Data records:

• • • • • • •

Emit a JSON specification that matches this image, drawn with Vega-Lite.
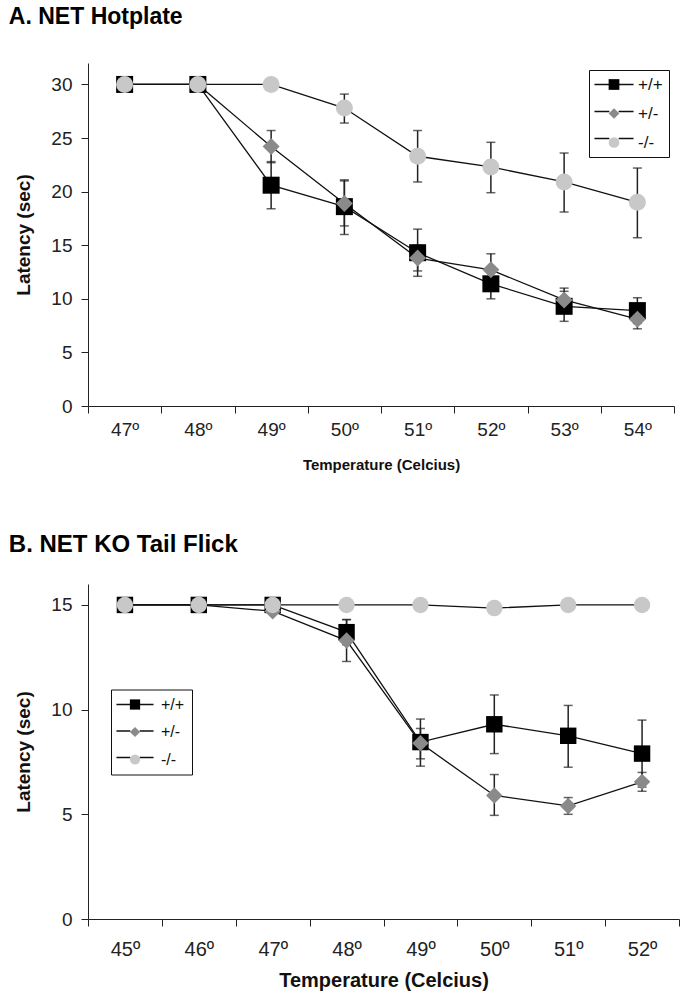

• • • • • • •

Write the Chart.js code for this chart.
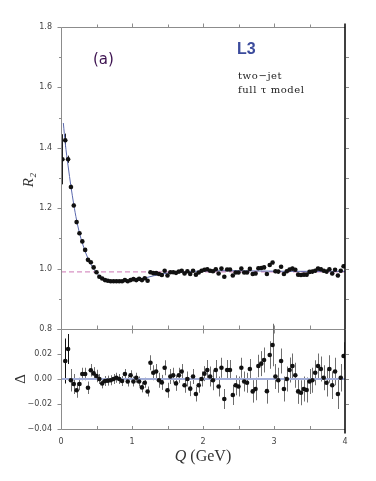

• • • • • • •

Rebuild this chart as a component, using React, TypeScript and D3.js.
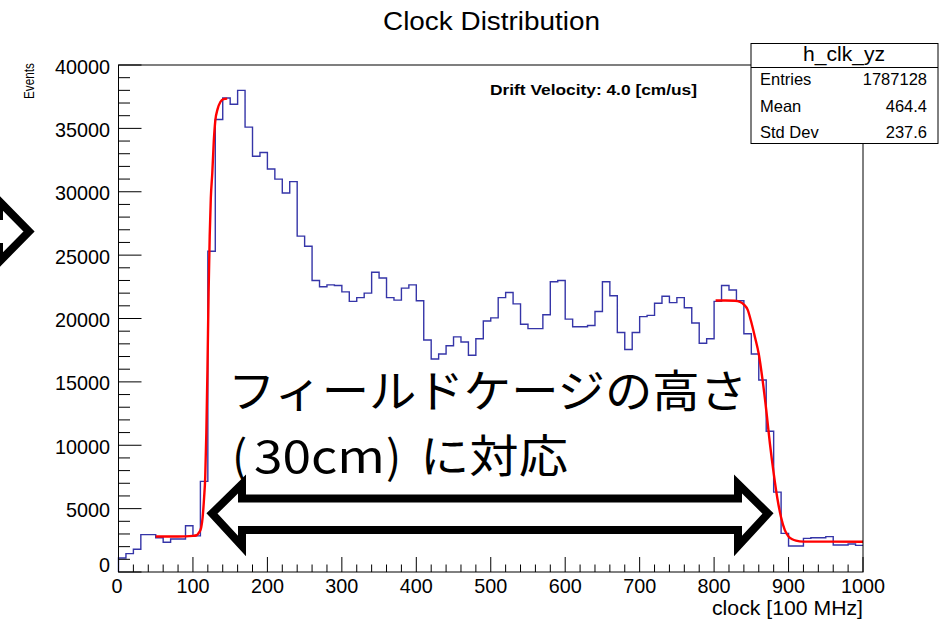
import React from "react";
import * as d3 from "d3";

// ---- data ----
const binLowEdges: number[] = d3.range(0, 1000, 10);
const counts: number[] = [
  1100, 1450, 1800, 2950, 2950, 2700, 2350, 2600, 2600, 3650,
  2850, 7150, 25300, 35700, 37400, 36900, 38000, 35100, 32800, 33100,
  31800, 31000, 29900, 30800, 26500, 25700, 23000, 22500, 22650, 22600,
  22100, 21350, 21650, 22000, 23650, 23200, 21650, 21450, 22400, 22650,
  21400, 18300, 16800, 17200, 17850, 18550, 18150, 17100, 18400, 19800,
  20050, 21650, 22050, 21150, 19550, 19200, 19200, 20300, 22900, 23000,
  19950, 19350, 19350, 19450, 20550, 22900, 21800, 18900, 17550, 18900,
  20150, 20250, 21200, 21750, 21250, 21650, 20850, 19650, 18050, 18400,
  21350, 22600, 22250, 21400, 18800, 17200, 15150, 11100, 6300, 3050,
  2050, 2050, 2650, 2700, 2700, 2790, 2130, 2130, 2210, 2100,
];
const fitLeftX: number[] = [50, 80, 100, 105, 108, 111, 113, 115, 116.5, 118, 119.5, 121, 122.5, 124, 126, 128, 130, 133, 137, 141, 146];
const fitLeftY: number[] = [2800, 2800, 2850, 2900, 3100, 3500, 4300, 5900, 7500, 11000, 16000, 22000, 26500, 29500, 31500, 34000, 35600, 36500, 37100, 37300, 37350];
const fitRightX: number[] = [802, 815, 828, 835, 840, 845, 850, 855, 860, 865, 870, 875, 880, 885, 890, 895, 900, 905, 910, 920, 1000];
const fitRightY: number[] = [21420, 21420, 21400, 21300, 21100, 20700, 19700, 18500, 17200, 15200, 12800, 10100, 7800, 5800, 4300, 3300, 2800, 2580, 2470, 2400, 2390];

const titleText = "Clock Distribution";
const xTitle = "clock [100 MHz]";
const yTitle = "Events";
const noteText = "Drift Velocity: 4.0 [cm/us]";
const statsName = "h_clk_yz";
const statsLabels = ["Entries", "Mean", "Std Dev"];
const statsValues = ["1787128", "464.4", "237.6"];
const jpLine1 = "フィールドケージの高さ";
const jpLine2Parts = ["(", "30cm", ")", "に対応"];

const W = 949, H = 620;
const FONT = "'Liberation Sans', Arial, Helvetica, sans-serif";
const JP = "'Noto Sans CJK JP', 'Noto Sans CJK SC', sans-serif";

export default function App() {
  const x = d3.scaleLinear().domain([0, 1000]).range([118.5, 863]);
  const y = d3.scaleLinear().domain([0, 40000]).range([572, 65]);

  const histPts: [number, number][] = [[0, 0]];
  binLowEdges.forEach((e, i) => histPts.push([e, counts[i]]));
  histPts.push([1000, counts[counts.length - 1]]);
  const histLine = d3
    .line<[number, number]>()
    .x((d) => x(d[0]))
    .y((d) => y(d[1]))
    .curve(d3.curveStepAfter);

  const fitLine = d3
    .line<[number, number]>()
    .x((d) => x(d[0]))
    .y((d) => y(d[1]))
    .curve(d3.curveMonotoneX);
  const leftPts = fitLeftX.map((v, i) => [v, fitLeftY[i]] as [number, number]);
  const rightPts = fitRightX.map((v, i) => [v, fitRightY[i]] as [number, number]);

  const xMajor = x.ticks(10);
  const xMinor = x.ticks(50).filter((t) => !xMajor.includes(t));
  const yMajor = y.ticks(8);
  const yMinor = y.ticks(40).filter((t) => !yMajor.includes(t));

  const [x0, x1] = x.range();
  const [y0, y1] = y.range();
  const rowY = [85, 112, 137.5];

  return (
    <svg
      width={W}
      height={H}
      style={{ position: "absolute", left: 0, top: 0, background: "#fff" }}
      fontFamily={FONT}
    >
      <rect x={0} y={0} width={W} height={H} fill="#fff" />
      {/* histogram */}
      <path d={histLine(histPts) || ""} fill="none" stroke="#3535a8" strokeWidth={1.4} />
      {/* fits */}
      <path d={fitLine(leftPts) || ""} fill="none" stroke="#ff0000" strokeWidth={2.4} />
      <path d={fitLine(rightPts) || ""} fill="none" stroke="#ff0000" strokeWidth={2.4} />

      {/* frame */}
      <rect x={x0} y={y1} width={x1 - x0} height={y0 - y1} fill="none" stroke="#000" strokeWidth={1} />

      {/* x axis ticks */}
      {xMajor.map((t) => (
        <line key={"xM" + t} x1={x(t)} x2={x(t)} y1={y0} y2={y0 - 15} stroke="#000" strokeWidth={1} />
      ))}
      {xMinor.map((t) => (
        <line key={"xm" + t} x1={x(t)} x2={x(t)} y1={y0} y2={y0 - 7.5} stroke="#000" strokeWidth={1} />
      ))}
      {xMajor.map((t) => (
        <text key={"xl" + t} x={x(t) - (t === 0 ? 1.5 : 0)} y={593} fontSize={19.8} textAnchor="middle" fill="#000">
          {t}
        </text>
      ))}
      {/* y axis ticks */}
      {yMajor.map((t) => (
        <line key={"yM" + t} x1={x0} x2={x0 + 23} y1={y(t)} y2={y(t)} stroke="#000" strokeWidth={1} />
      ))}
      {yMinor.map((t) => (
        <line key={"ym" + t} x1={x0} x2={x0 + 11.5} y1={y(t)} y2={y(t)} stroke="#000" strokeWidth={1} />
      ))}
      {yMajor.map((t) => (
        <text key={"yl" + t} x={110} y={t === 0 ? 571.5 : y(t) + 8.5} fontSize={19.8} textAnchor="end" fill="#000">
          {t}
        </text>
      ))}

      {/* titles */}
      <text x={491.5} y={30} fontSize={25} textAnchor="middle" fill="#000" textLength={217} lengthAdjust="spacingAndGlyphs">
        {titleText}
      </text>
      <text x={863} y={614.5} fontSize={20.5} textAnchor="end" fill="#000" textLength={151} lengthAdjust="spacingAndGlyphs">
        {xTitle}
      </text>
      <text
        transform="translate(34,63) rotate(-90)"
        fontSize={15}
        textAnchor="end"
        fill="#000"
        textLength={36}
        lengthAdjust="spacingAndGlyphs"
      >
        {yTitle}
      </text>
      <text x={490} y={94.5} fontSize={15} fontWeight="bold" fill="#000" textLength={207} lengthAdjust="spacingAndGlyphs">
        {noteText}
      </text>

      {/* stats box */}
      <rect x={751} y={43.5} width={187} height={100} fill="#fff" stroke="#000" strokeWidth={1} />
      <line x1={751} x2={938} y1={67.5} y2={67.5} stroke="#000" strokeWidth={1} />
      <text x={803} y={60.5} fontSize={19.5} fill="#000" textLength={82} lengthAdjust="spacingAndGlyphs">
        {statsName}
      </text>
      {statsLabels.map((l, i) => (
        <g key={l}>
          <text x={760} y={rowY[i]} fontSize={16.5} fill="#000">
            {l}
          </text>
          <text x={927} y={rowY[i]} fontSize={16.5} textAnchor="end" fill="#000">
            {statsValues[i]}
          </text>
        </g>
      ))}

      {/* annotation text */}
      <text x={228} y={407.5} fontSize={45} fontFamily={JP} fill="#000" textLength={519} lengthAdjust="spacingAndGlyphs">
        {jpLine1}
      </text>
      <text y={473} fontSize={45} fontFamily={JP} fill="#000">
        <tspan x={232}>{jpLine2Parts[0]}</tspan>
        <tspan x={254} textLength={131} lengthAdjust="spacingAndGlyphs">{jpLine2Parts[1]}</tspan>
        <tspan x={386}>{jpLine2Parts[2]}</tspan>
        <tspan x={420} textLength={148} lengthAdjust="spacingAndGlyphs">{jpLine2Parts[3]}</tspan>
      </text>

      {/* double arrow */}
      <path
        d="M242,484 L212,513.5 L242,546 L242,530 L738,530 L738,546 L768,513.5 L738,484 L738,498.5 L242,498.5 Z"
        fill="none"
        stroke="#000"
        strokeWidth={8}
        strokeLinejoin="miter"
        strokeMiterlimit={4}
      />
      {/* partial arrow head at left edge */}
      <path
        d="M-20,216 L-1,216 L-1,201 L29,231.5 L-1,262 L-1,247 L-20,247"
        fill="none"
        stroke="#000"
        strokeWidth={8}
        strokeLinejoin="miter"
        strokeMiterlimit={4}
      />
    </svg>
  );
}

• • • • • • •

Aim:
Copy every line of the listing that contains the word "React".

Exercise response:
Rebuild this chart as a component, using React, TypeScript and D3.js.
import React from "react";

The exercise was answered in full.